Designated investment products
Designated Investment Products (DIPs): Financial Instruments Approved for Retail Investors
In regulated financial markets, not every investment product can be offered freely to all investors.
Some products are restricted to professionals, while others are approved for retail investors because they meet specific transparency, disclosure, and suitability standards.
These approved products are called Designated Investment Products (DIPs).
In simple terms, a Designated Investment Product is a financial instrument officially recognized by regulators as suitable for sale to the general public under specific laws and investor-protection rules.
Core Idea
A Designated Investment Product (DIP) is a regulated financial product that has been designated or approved by a financial authority (such as the Monetary Authority of Singapore (MAS), the FCA in the UK, or similar bodies) for retail distribution.
The purpose of this designation is to protect investors by ensuring that products sold to them are appropriately structured, clearly disclosed, and not excessively complex or risky for the average consumer.
In Simple Terms
Think of Designated Investment Products as the “approved investment menu” for everyday investors.
Regulators examine certain financial products — like funds, bonds, or derivatives — and decide whether they are safe and understandable enough to be sold to the public.
If a product passes those checks, it becomes “designated,” meaning licensed financial advisors or institutions can offer it to retail clients.
Examples
Designated Investment Products often include:
Collective Investment Schemes (CIS) such as mutual funds or unit trusts
Investment-linked insurance policies (ILPs)
Exchange-traded funds (ETFs) and certain structured deposits
Government or corporate bonds offered under public programs
Approved derivatives that meet clear disclosure and margin requirements
For instance, in Singapore, the Monetary Authority of Singapore (MAS) classifies products like unit trusts and ILPs as DIPs.
Financial advisers must assess a client’s knowledge and experience before recommending these products.
Real-Life Application
When a financial adviser sells a Designated Investment Product, they must ensure the investor understands the product’s nature and risks.
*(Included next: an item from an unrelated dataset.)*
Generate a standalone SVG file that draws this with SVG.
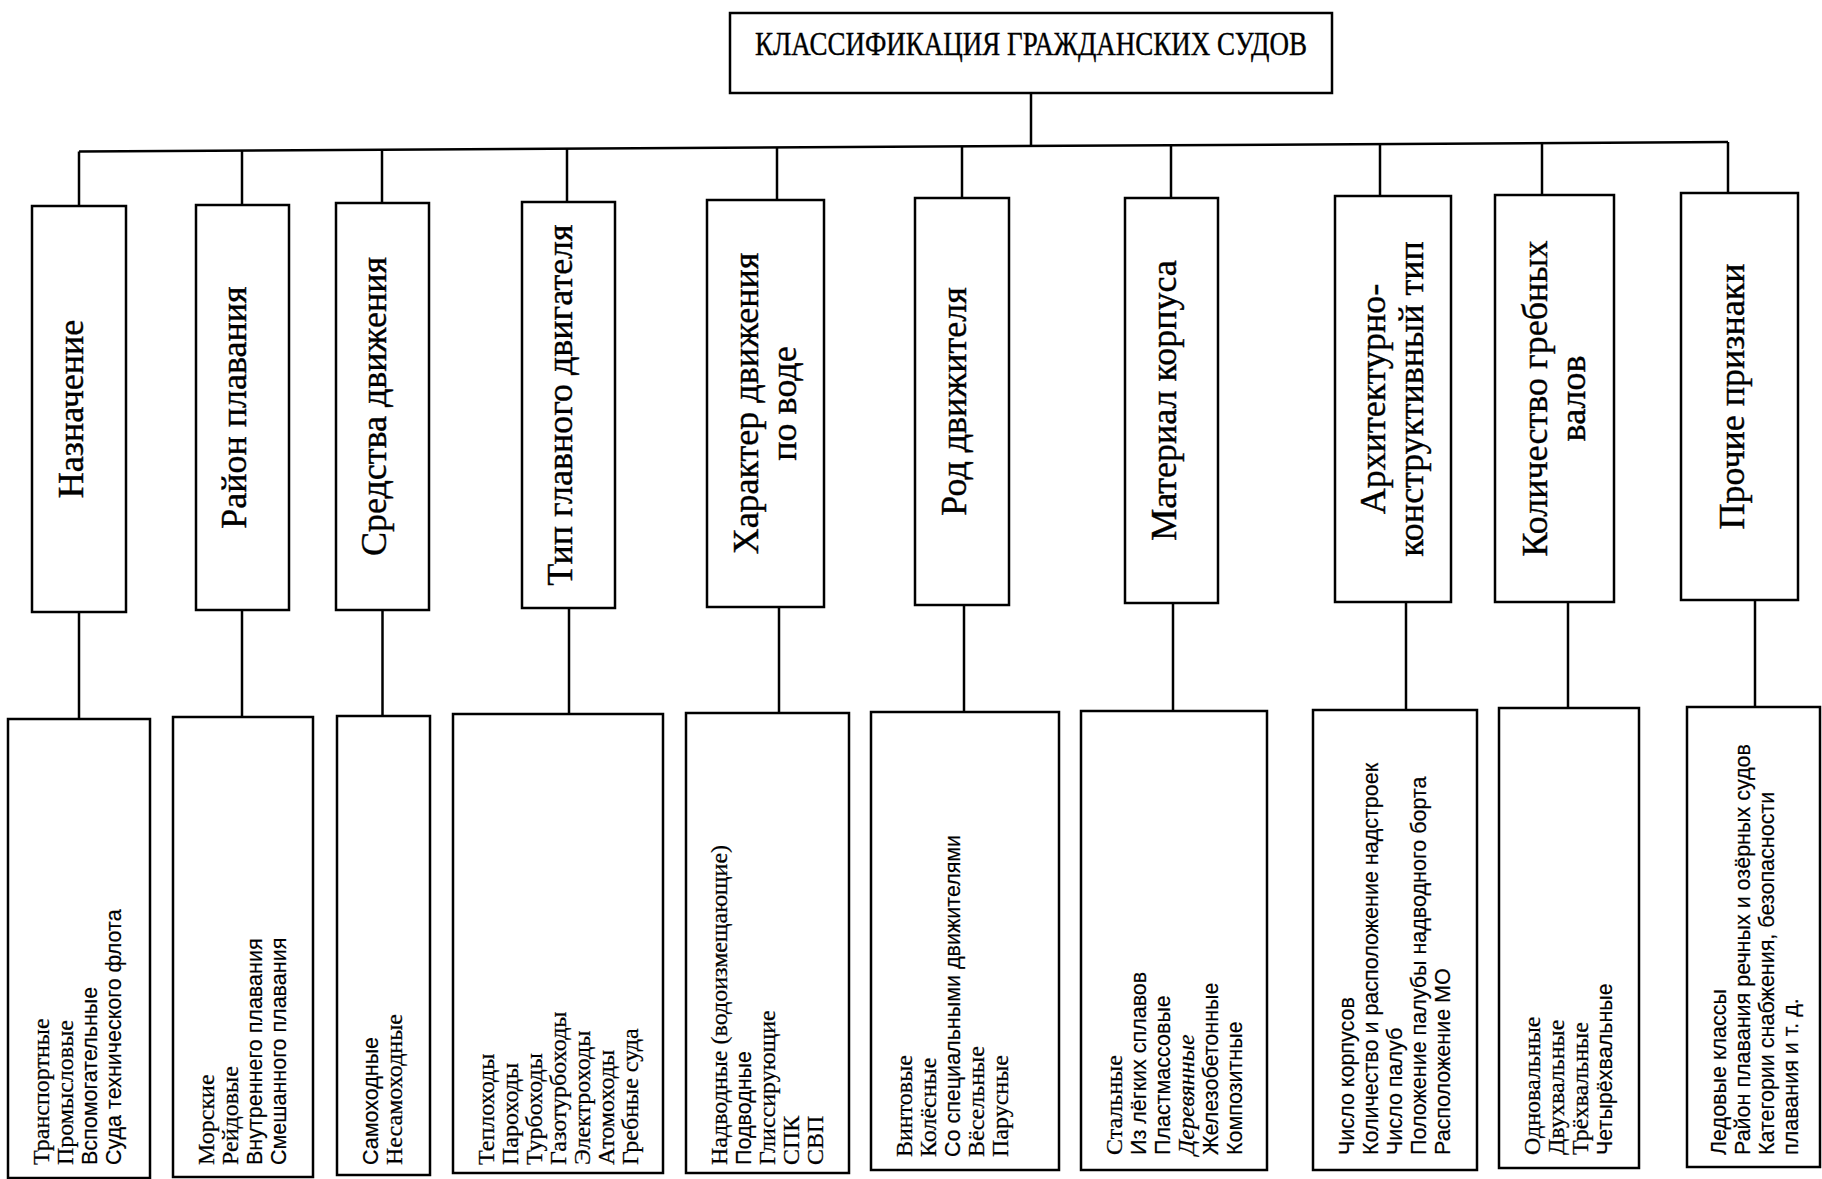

Under frameworks such as Singapore’s Financial Advisers Act or the UK’s Financial Services and Markets Act (FSMA), institutions must:
Conduct customer knowledge assessments
Provide clear disclosure documents
Avoid selling highly complex or leveraged products to inexperienced clients
This process helps protect individuals from losses caused by unsuitable or opaque investments.
Common Misconceptions and Mistakes
“All investment products are designated”: Only products reviewed and approved by regulators qualify as DIPs.
“Designation means zero risk”: It ensures transparency and suitability, not guaranteed returns.
“DIPs are only mutual funds”: They can include insurance-linked, bond, or structured products depending on jurisdiction.
“Designation applies globally”: Each country’s regulator maintains its own list or framework — what’s designated in one country may not be in another.
Related Queries Investors Often Search For
What qualifies as a Designated Investment Product under MAS or FCA rules?
How are DIPs different from non-designated products?
Do DIPs protect investors from losses?
Are ETFs considered Designated Investment Products?
How do financial advisers assess client knowledge before recommending DIPs?
Summary
Designated Investment Products (DIPs) are financial instruments that regulators have approved for sale to retail investors after ensuring they meet clear standards for disclosure, structure, and risk.
They help create a safer investing environment by ensuring investors buy products they can reasonably understand, while still accessing diverse investment opportunities.